İşte eğer bu aşamaları da yılmadan geçirirseniz filminizi büyük ihtimalle çekmeye çok yakınsınız demektir. Bu aşamaların herhangi bir yerinde eş-dost-ahbap, çevre, lobicilik çok önemlidir. Ben kendi adıma, ismi çoklarına yabancı olmayan, tanınmış bir film yönetmeninin, filminin montajı sırasında montajcıdan fırça yediğine, “… abi vallahi bir dahaki sefere planları bağlamaya daha çok dikkat edeceğim, gözünü seveyim abi, bitir şu işi” dediğine, yıllanmış montajcının da ona “iki planı birbirine bağlamayı bilmiyorsan film çekme kardeşim!” diye çıkıştığına şahit olmuşumdur. Benzeri anlara siz şahit olsanız da olmasanız da, çoğu zaman perdeye yansıyan “şeylere” bakınca eş-dost-ahbap-lobi denkleminin ne kadar önemli olduğunu anlayıverirsiniz.

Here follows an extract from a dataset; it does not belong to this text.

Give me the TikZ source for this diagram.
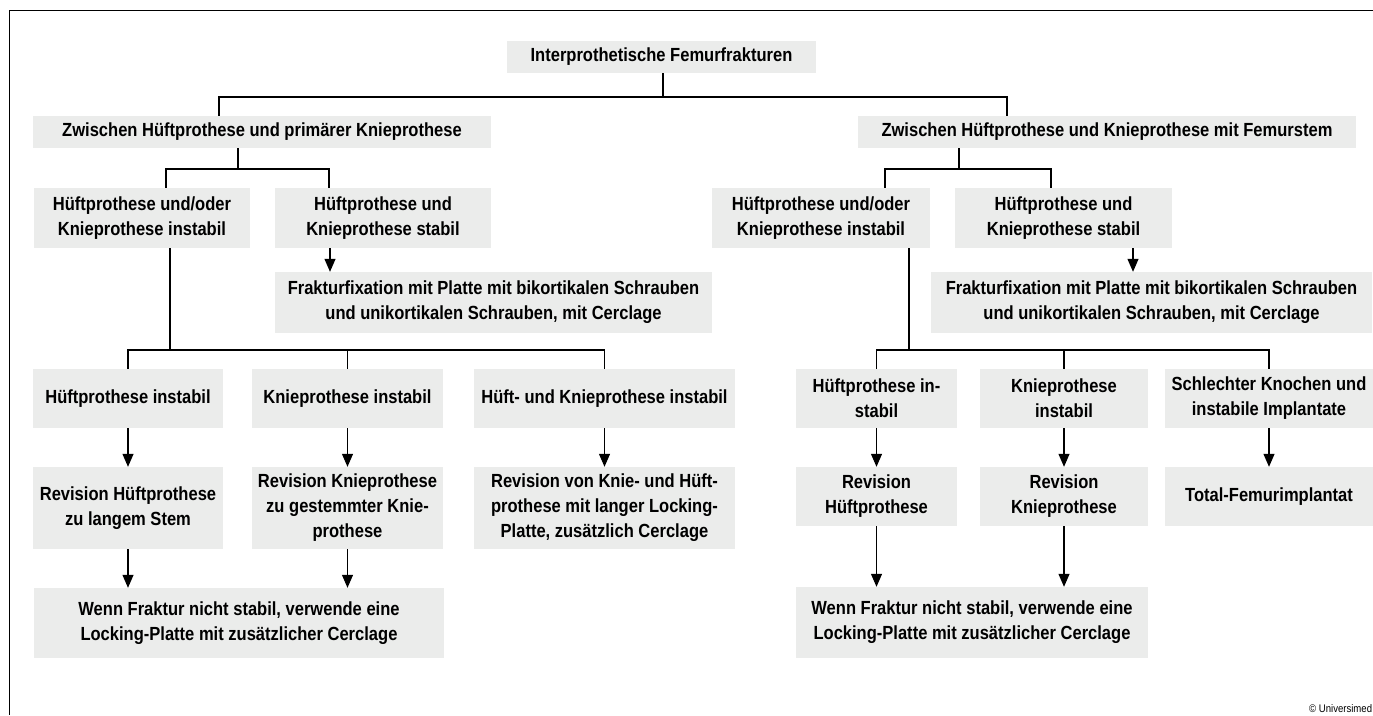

Bu mutlu insanların, kel alaka projelerini ne kadar kolay yapıverdiklerini görünce hem şaşırırsınız hem de nerede eksik yaptığınızı sorgular durursunuz. Bir yönetmen veya bir senarist-yönetmen olarak yürütmeye çalıştığınız yapımcılık serüveni sizi her geçen gün Haşmet Asilkan’a dönüştürür. Hani şu, Yavuz Turgul’un nefis filmindeki aşk filmlerinin unutulmaz yönetmeni Haşmet Asilkan’a…
Velhasıl zor iştir sinema yapmak. Bütün bunları göze alan, bütün bunları göğüsleyen bir adamsanız, bir de gerçekten bir derdiniz var ve onu anlatmaya çalışıyorsanız iyi bir sinemacı olabilirsiniz. Mutlu insandan sinemacı olmaz. Kendine hayatta bir yer edinmek için sinemacı olunmaz. Sinemacılık, bir “uğraş” değildir.
Bir süre önce benden çok daha genç bir arkadaşım bana şöyle bir soru sormuştu: “Sinema yapmayı çok istiyorum, hayatımı buna adayabilirim, yetenekli olduğumu hissediyorum ama gerçekten yetenekli miyim bilemiyorum, bunu nasıl anlarım?” Cevaben, “Bitmiş, tükenmiş, parasız, adam yerine konmayan bir adam olduğun zamanlarda vaz geçmiyorsan, yeteneklisin.” demiştim.
Bir şey yapmaya çalışmanın getirdiği bu zorlukların ardından, zorluklara neden katlandığımıza değinelim kısaca… Kabaca, ülkemiz sinemasının hakettiği yerde olmadığını düşünüyoruz. Kabaca ülkemizdeki aydın sorununun bir kopyasının sinema işinde de olduğunu düşünüyoruz. Yarı-aydın, hasbelkader sinemacı, hevesli ama bilgisiz, işbitirici ama şark kurnazı olmadan da, insanları yetenekleriyle ve ortaya koydukları eserlerle, bu sektörde bir yerlere gelebilmelerini istiyoruz. Böyle söylediğimiz için bütün sektörü itham ettiğimiz de düşünülmesin, ama sistem istiyoruz. Sinema işinin, İMÇ piyasasındaki “kaset yapma” işine benzemesini istemiyoruz. Bu arada İMÇ’ye de bir çeki düzen gelse iyi olur. İyi ve doğrunun hayata geçme şansı bulabilmesi gerektiğine inanıyoruz. Yeteneği, iyi ve doğruyu ödüllendiren, gerçek ve tutarlı bir sinema sektörünün oluşmasını istiyoruz.
Kendi filmimiz için konuşacak olursak, çok katmanlı bir film olsun istiyoruz. Tıpkı elma gibi… En deneyimsiz sinema izleyicisi de “Mahkum”u izleyince bir şeyler bulsun, öykünün sonunu merak etsin, heyecan duysun… En entelektüel izleyici de takip edebileceği, bir şeyler bulsun istiyoruz. Tıpkı elma gibi. Biliyorsunuz elmalar bazen olgunlaşınca birilerinin kafasına düşer de kütle çekim kanunu filan keşfedilir, biz de bunu ümit ediyoruz. Ne de olsa fakirin ekmeği umut 🙂
(*) Rich uncle: Zengin amca. Yani türkçesi “dayı”.